According to Dirk Sadlowski, founder and owner of PS Automobile, “We looked at the full spread of Porsche’s classic models and wanted what we believe to be the best from each one. The result is our modern interpretation of the Porsche 911 ST.”
Early 911s are in great demand today: the value of these models seems only to rise, and good specimens are increasingly hard to find. And the classic Porsche 911 ST is unquestionably an icon worthy of comparison with the Porsche 911 Carrera RS, which is currently celebrating its 40th birthday, or the legendary Porsche 911 Turbo.
In the early 1970s, Stuttgart developed the so-called ST model primarily for racing purposes. The car was built in limited numbers in 1971 and 1972 when, equipped with a 2.5-litre boxer engine, it developed a hefty 270HP. In combination with a kerb weight of less than one tonne, the ST proved a success at such venues as the Nürburgring, the Targa Florio, Daytona and Sebring.
Now, powered by an air-cooled Porsche 911 type-964 engine, these athletes live again. Even at first glance, the level of craftsmanship and attention to detail is impressive. The panel gaps are perfect, the flared, slate-grey wings look like two powerful muscles, and the discreetly chromed tail lights integrate with delicate bumpers to give the ST an impression of cultivated sophistication. With a clean, metallic snap, the driver’s door opens to reveal a window frame lacking the expected dark finish. Instead, there is the shine of polished aluminum, both beautiful and wonderfully tactile.
Then it’s time to fire her up, and any impression that this is an ‘old’ car is instantly dispelled by the prompt patter of the rear-mounted engine. It sounds pleasantly fresh, yet growls throatily when you ask for more from the now-300HP air-cooled metal boxer. But first, we warm the new engine gently.
Once the ten litres of oil and stainless steel exhaust system have reached operating temperature, the ST is ready to rip – yet this is no diva, no untrustworthy prima donna of a sports car. The ST is impressively energetic: it delivers its punch properly, but predictably (and that’s fortunate, since an even more powerful version promises up to 370HP).
The lowered suspension and shortened, stiffened springs cause this 911 to squat on the asphalt.

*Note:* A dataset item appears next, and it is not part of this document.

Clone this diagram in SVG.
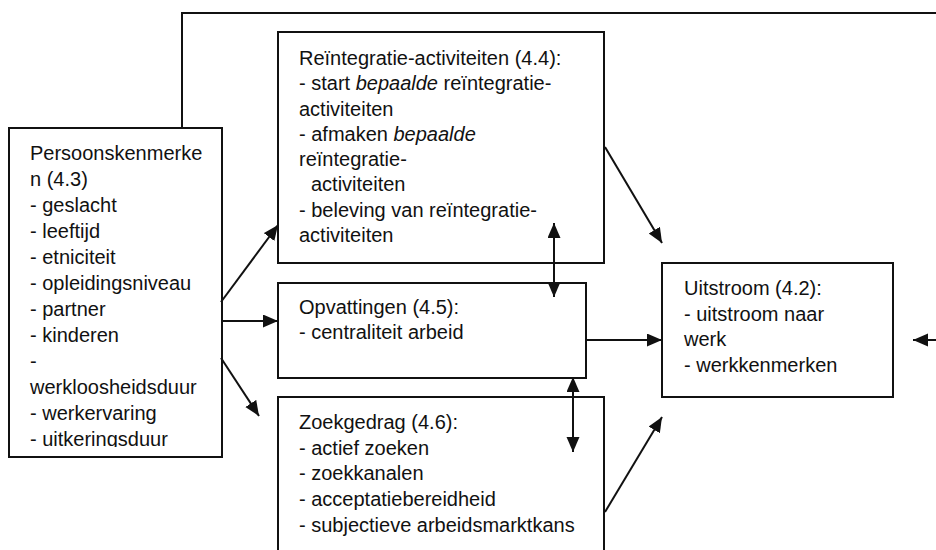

The lower centre of gravity means high-speed bends feel good – secure – the car cutting through corners with amazing accuracy, the rear discreetly and controllably sliding. Because of its carefully balanced chassis, even relatively inexperienced drivers can, if they wish, achieve high speeds safely. This 911 ST is seriously good: the real feeling of a Porsche and an all-round athlete. What a triumph.